Bu nedenle, ABD’nin bu sistemdeki rolüne duyulan minnettarlık oldukça büyüktür. Avrupalılar, ABD’yi yalnızca bir müttefik olarak değil, aynı zamanda kıtalarını savaşın yıkıcı dehşetinden koruyan bir güvenlik garantisi olarak görüyor. Onlara göre, bu sistem Avrupa’nın barış ve istikrarını sağladı, hatta kıtanın kalkınmasını hızlandırdı.
Avrupa’nın Amerika’ya sıkı sıkıya bağlı tutumunu netleştirdiğimizde, Avrupa’dan herhangi bir çözüm beklemenin anlamsız olduğu ortaya çıkıyor.
Avrupa, seçeneklerinin esiri olarak kalmaya devam ediyor ve Washington’un izinden gitmeyi tercih ediyor.
Şimdi, yazımızın ana konusuna, İsrail ve Benyamin Netanyahu’ya dönelim: Bu tablo ışığında Netanyahu’yu ne bekliyor?
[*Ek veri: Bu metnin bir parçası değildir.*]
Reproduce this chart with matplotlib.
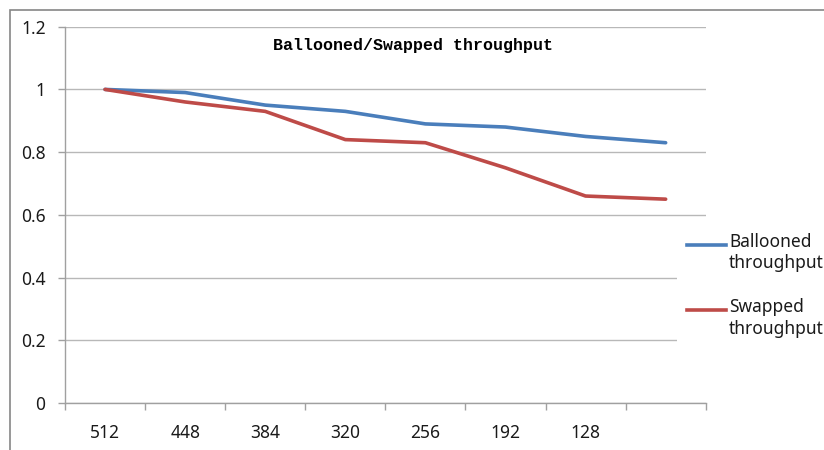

Gerçekten, cinayet ve katliamlarını bu şekilde cezasız sürdürebilir mi?
Şurası bir gerçek ki, eğer bu adam başbakanlık görevini yürütmüyor olsaydı, bugün kesinlikle İsrail’de hapiste olurdu.
Nemrud efsanesi, kendi zamanının en güçlü hükümdarlarından biri olan, yenilmez bir orduya ve sınırsız bir güce sahip bir figürün hikayesidir.
Ancak bu hikâye Nemrud’un tüm kudretine rağmen, Rabbin en küçük yaratıklarından biri olan bir sivrisinek tarafından öldürülmesiyle sona erer. Bu da bize şunu hatırlatır: Savaşlardaki yenilgiler, bazen basit veya hiç beklenmeyen nedenlerden kaynaklanabilir.
Netanyahu, ilahi kudreti görmezden geldi ve uluslararası kuruluşları hiçe sayarak, beşeriyet yasalarını ve geleneklerini çiğnedi.
Fakat zalimler çoğu zaman kibirlerinin ebedi olduğunu düşünürler. Oysa tarih, baskı yapanların, ülkeleri ve kıtaları işgal edenlerin sonunda kaybettiklerini defalarca göstermiştir.
İsrail belki bugün kan ve ateşle hâkimiyet kurmaya çalışıyor ve Netanyahu askeri gücünün en uç sınırlarını kullanarak yayılmacı hedeflerini gerçekleştirmek istiyor.
Ancak güç, yalnızca asker sayısı ya da silahların miktarı ve niteliğiyle ölçülmez. Sun Tzu’nun da dediği gibi, gerçek güç, inanç ve iradeden gelir. Halkların hürriyet ve haysiyet hakkına olan inancından doğar. İşte bu yüzden, direniş zulme karşı en etkili silahtır. Ve zafer… Gecikmiş de olsa kutsal bir hak olarak mutlaka gerçekleşecektir.